Last modified: 2011-02-11

Abstract


In recent years attendance to various forms of nonhuman animals in terms of their vitality and agency has led to the emergence of a vital materialist perspective, which is concerned with the 'lively potentials of nonhuman forms and processes' (Lorimer forthcoming). In this biopolitical tradjectory, living matter has become the subject, rather than the object of inquiry. Yet as Braidotti states 'the politics of life itself' places 'emphasis on the shifting boundaries of life and death' (my emphasis 2010:201).

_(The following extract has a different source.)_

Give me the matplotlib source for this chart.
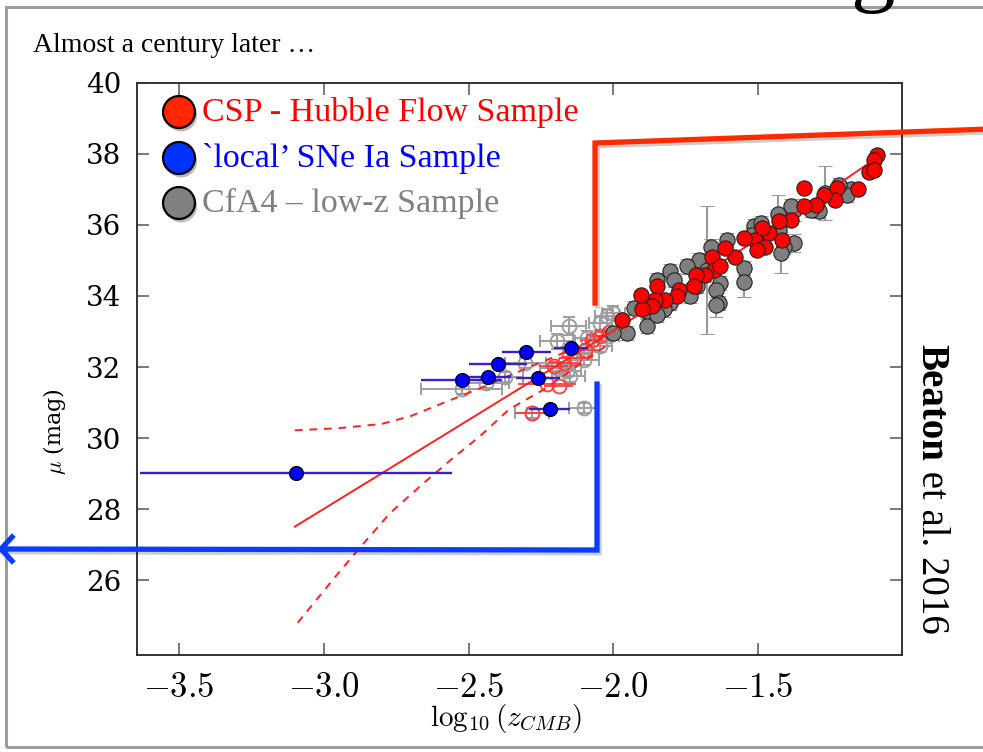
import matplotlib
matplotlib.use('Agg')
import matplotlib.pyplot as plt
from matplotlib.lines import Line2D
from matplotlib.patches import Rectangle
from matplotlib.text import Annotation
import matplotlib.patheffects as pe

plt.rcParams['mathtext.fontset'] = 'cm'
plt.rcParams['font.family'] = ['DejaVu Serif']

# ---------------- data ----------------
# CSP Hubble-flow sample (filled red)
csp_x = [-1.088, -1.100, -1.117, -1.100, -1.154, -1.228, -1.236, -1.273, -1.300, -1.340,
         -1.342, -1.388, -1.428, -1.463, -1.486, -1.510, -1.475, -1.503, -1.417, -1.550,
         -1.578, -1.613, -1.659, -1.653, -1.630, -1.682, -1.716, -1.722, -1.774, -1.780,
         -1.820, -1.849, -1.855, -1.866, -1.901, -1.906, -1.970]
csp_y = [37.97, 37.83, 37.50, 37.55, 37.00, 37.03, 36.70, 36.85, 36.57, 37.03,
         36.54, 36.14, 36.10, 35.77, 35.91, 35.58, 35.39, 35.30, 35.58, 35.63,
         35.11, 35.35, 35.11, 34.74, 34.83, 34.60, 34.60, 34.27, 34.18, 33.99,
         33.90, 34.27, 33.90, 33.71, 33.62, 34.04, 33.33]

# CfA4 low-z sample in the Hubble flow (filled grey)
cfa_x = [-1.180, -1.193, -1.221, -1.270, -1.290, -1.318, -1.375, -1.388, -1.375, -1.410,
         -1.420, -1.430, -1.515, -1.490, -1.607, -1.664, -1.705, -1.745, -1.803, -1.791,
         -1.849, -1.734, -1.711, -1.630, -1.647, -1.550, -1.550, -1.636, -1.803, -1.826,
         -1.883, -1.883, -1.930, -1.953, -1.849, -1.490, -1.520, -1.428, -1.676, -2.000,
         -1.644]
cfa_y = [37.00, 36.85, 37.13, 36.90, 36.38, 36.42, 36.42, 36.52, 35.49, 35.39,
         35.22, 36.30, 35.96, 36.05, 35.58, 35.39, 35.02, 34.83, 34.69, 34.46,
         34.46, 33.99, 34.27, 34.36, 34.18, 34.78, 34.40, 33.80, 33.80, 33.62,
         33.57, 33.15, 33.66, 32.96, 33.47, 35.49, 35.72, 35.86, 34.72, 32.95,
         33.75]
cfa_yerr = [0.15, 0.20, 0.20, 0.75, 0.20, 0.20, 0.30, 0.20, 0.25, 0.20,
            0.58, 0.54, 0.20, 0.20, 0.20, 0.20, 0.20, 0.20, 0.20, 0.20,
            0.20, 0.20, 0.20, 0.20, 0.20, 0.20, 0.44, 0.20, 0.20, 0.20,
            0.20, 0.20, 0.20, 0.20, 0.20, 0.20, 0.20, 0.20, 1.80, 0.20,
            0.35]

# CfA4 objects at low z (open grey)
cfa_low_x = [-2.523, -2.440, -2.373, -2.304, -2.281, -2.194, -2.194, -2.160, -2.154, -2.148,
             -2.125, -2.102, -2.100, -2.090, -2.045, -2.045, -2.022, -2.020, -2.000]
cfa_low_y = [31.39, 31.55, 31.72, 32.12, 30.71, 32.72, 31.98, 31.88, 33.15, 31.74,
             32.40, 30.85, 32.21, 32.82, 33.24, 32.58, 33.43, 32.87, 33.53]
cfa_low_xerr = [0.14, 0.08, 0.06, 0.07, 0.06, 0.06, 0.06, 0.05, 0.06, 0.05,
                0.05, 0.05, 0.05, 0.05, 0.04, 0.04, 0.04, 0.04, 0.04]
cfa_low_yerr = [0.15, 0.15, 0.15, 0.15, 0.15, 0.20, 0.15, 0.15, 0.25, 0.15,
                0.15, 0.15, 0.15, 0.20, 0.20, 0.15, 0.20, 0.15, 0.20]

# CSP objects at low z (open red)
csp_low_x = [-2.281, -2.230, -2.189, -2.206, -2.172, -2.137, -2.097, -2.074, -2.045, -2.016]
csp_low_y = [30.71, 31.51, 31.48, 32.02, 32.12, 32.26, 32.49, 32.77, 32.87, 33.00]
csp_low_xerr = [0.06, 0.10, 0.05, 0.05, 0.05, 0.05, 0.05, 0.04, 0.04, 0.04]

# 'local' SNe Ia sample (blue)
local_x = [-3.096, -2.523, -2.433, -2.398, -2.300, -2.261, -2.220, -2.146]
local_y = [29.01, 31.63, 31.72, 32.09, 32.41, 31.68, 30.83, 32.54]
local_xerr = [0.54, 0.14, 0.08, 0.10, 0.086, 0.076, 0.07, 0.06]

# Hubble-law fit and its band
fit_x = [-3.10, -2.60, -2.00, -1.50, -1.07]
fit_y = [27.51, 30.01, 33.02, 35.60, 38.00]
band_up_x = [-3.10, -2.95, -2.80, -2.70, -2.60, -2.47, -2.36, -2.20, -2.02]
band_up_y = [30.22, 30.28, 30.40, 30.62, 30.95, 31.37, 31.76, 32.30, 32.95]
band_lo_x = [-3.09, -2.95, -2.87, -2.77, -2.66, -2.56, -2.46, -2.36, -2.24, -2.02]
band_lo_y = [24.81, 26.20, 26.97, 27.90, 28.70, 29.40, 30.06, 30.81, 31.37, 32.62]

xticks = [-3.5, -3.0, -2.5, -2.0, -1.5]
xtick_labels = [r'$-3.5$', r'$-3.0$', r'$-2.5$', r'$-2.0$', r'$-1.5$']
yticks = [26, 28, 30, 32, 34, 36, 38, 40]

legend_labels = ['CSP - Hubble Flow Sample', "`local\u2019 SNe Ia Sample", 'CfA4 \u2013 low-z Sample']
legend_marker_colors = ['#ff2600', '#0033ff', '#808080']
legend_text_colors = ['#ff0000', '#0000ff', '#808080']

# ---------------- figure ----------------
W, H = 983, 752
def fx(px):
    return px / W
def fy(py):
    return 1 - py / H

fig = plt.figure(figsize=(W / 100, H / 100), dpi=100)
fig.patch.set_facecolor('white')

# slide frame
frame = Rectangle((fx(6), fy(747)), fx(1000) - fx(6), fy(7) - fy(747), transform=fig.transFigure,
                  fill=False, ec='#9c9c9c', lw=2.2, zorder=0)
fig.patches.append(frame)

ax = fig.add_axes([fx(136.7), fy(655), (901.7 - 136.7) / W, (655 - 82.7) / H])

ax.errorbar(cfa_low_x, cfa_low_y, xerr=cfa_low_xerr, yerr=cfa_low_yerr, fmt='o', mfc='none',
            mec='#9e9e9e', ecolor='#9e9e9e', ms=10, mew=1.4, elinewidth=1.4, capsize=4,
            capthick=1.4, zorder=2)
ax.errorbar(csp_low_x, csp_low_y, xerr=csp_low_xerr, fmt='o', mfc='none',
            mec='#ff3b3b', ecolor='#ff3b3b', ms=10, mew=1.3, elinewidth=1.3, capsize=0, zorder=2.2)
ax.errorbar(cfa_x, cfa_y, yerr=cfa_yerr, fmt='o', mfc='#7f7f7f', mec='#222222', mew=0.8, ms=11,
            ecolor='#9a9a9a', elinewidth=1.5, capsize=5, capthick=1.5, zorder=3)
ax.plot(fit_x, fit_y, color='#ff1f1f', lw=1.4, zorder=3.5)
ax.plot(band_up_x, band_up_y, color='#ff1f1f', lw=1.4, ls=(0, (4, 3.5)), zorder=3.5)
ax.plot(band_lo_x, band_lo_y, color='#ff1f1f', lw=1.4, ls=(0, (4, 3.5)), zorder=3.5)
ax.plot(csp_x, csp_y, 'o', mfc='#ff0000', mec='#222222', mew=0.8, ms=11, zorder=4)
ax.errorbar(local_x, local_y, xerr=local_xerr, fmt='o', mfc='#0000ff', mec='k', mew=0.9, ms=10,
            ecolor='#3a20c8', elinewidth=1.7, capsize=0, zorder=5)

ax.set_xlim(-3.646, -1.004)
ax.set_ylim(23.9, 40)
ax.set_xticks(xticks)
ax.set_xticklabels(xtick_labels, fontsize=25)
ax.set_yticks(yticks)
ax.set_yticklabels([str(v) for v in yticks], fontsize=20)
ax.tick_params(direction='in', length=8.6, width=1.1, top=True, right=True, color='#555555')
ax.tick_params(axis='y', pad=11)
ax.tick_params(axis='x', pad=11)
for s in ax.spines.values():
    s.set_color('#333333')
    s.set_linewidth(1.4)

ax.set_xlabel(r'$\log_{10}(z_{CMB})$', fontsize=21)
ax.xaxis.set_label_coords((506 - 136.7) / 765, (655 - 702) / 572.3)
ax.set_ylabel(r'$\mu$ (mag)', fontsize=16)
ax.yaxis.set_label_coords((68 - 136.7) / 765, (655 - 432) / 572.3)

# legend drawn on the slide
leg_y = [112, 158, 203]
for lab, mc, tc, py in zip(legend_labels, legend_marker_colors, legend_text_colors, leg_y):
    m = Line2D([fx(179)], [fy(py)], transform=fig.transFigure, marker='o', ms=23, mfc=mc,
               mec='k', mew=1.6, ls='none', zorder=10,
               path_effects=[pe.SimplePatchShadow(offset=(1.5, -2.5), alpha=0.3), pe.Normal()])
    fig.add_artist(m)
    fig.text(fx(202), fy(py), lab, color=tc, fontsize=24.5, family='Liberation Serif',
             ha='left', va='center', zorder=10)

# title of slide panel
fig.text(fx(33), fy(45), 'Almost a century later \u2026', fontsize=20, family='Liberation Serif',
         ha='left', va='center')
# partial glyph of slide heading, cut at the top (as in the slide)
fig.text(fx(872), fy(-5), 'g', fontsize=64, family='Liberation Serif', ha='center', va='baseline')

# citation
t1 = fig.text(fx(931), fy(344), 'Beaton', rotation=-90, fontsize=28, family='Liberation Serif',
              weight='bold', ha='center', va='top')
t2 = Annotation(' et al. 2016', xy=(0.5, 0), xycoords=t1, rotation=-90, fontsize=28,
                family='Liberation Serif', ha='center', va='top')
fig.add_artist(t2)

# bracket annotations
shadow = [pe.SimpleLineShadow(offset=(1.5, -2), alpha=0.2), pe.Normal()]
red_path = [(595, 303), (595, 143), (990, 129)]
fig.add_artist(Line2D([fx(p[0]) for p in red_path], [fy(p[1]) for p in red_path],
                      transform=fig.transFigure, color='#ff2a00', lw=3.8,
                      solid_joinstyle='miter', path_effects=shadow, zorder=8))
blue_path = [(597, 384), (597, 550), (0, 549)]
fig.add_artist(Line2D([fx(p[0]) for p in blue_path], [fy(p[1]) for p in blue_path],
                      transform=fig.transFigure, color='#0a3cff', lw=3.8,
                      solid_joinstyle='miter', path_effects=shadow, zorder=8))
arrow_path = [(12, 537), (1, 549), (12, 561)]
fig.add_artist(Line2D([fx(p[0]) for p in arrow_path], [fy(p[1]) for p in arrow_path],
                      transform=fig.transFigure, color='#0a3cff', lw=3.8, zorder=8))

fig.savefig('out.png', dpi=100)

It is to this shifting boundary that I attend through an examination of 'doing' taxidermy.  Using empirical data drawn from interviews with taxidermists and film transcripts of both myself and participants 'learning to do taxidermy', I want to draw out the interconnectedness between dead animal body, and the body of the human taxidermist through a focus on the sense of touch.  Using Jane Bennets 'Vital materialism' and Luce Irigarays concept of 'permeability', I draw out the 'liveliness' of dead skin and flesh to highlighting the vulnerability of both dead and living bodies as they encounter each other in taxidermy; a vulnerability that places emphasis on bodies as open to one another.  Following Irigraray and Deleuze and Guattari, this places bodies within an open social field, through which radical democratization of experience is possible (Ruddick, 2010).